Flash forward to the present and my premonition wasn't that far off. The puffy crust was olive oil infused, maybe just the smallest amount of sugar (to help those yeast) but the perfect amount of salt. The pizza was amply dressed with the fontina and tomatoes. The sausage was mild and fresh, as if they ground it that morning. The chiles, what chiles? They must have forgotten them, as I didn't get even a hint of any chiles anywhere near this pizza. Unlike the current trend in neopolitan pizza with their uber-thin crusts and minimal toppings, this pizza was a definite knife and fork affair. The crust was so flavorful, I may be easily converted back. Not that it was a thick crust, Chicago style pizza, as this was not. Let's just say the leftovers were just as good and the crust held up to being refrigerated without that crackery, cardboardy texture that often requires a zap in the microwave (no zap needed). The owner cruised by my table and noticed I was out of wine. I ordered a delicious glass of 2006 Unti Dry Creek Valley Grenache ($10) (I love those guys), and my meal was complete. Service was a little bit slow, but as I mentioned before, I take it all in stride, as I wasn't in any hurry, and other staff helped out when Mark was bouncing off the walls in another direction - he is a musician after all.

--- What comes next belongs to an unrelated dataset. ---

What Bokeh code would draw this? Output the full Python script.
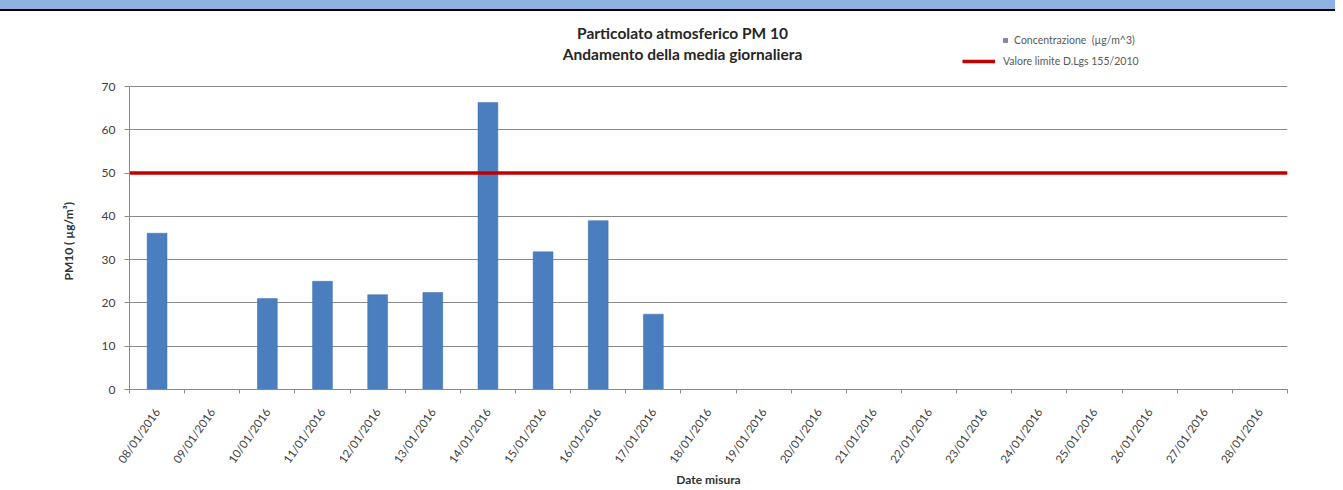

With guests still walking through the door at 2:15 pm on Monday afternoon, its hard not to notice that Osteria Stellina has found its niche. The dinner menu boasts an oyster pizza, slow cooked octopus, Marin Sun Farms goat, and seared Bodega black cod - a who's who list of the local bounty bordering these parts. I'm putting it at the top of my list of things to look forward to. And don't mind me if I borrow the overused, yet to-the-point phrase from our Governator: "I'll be back".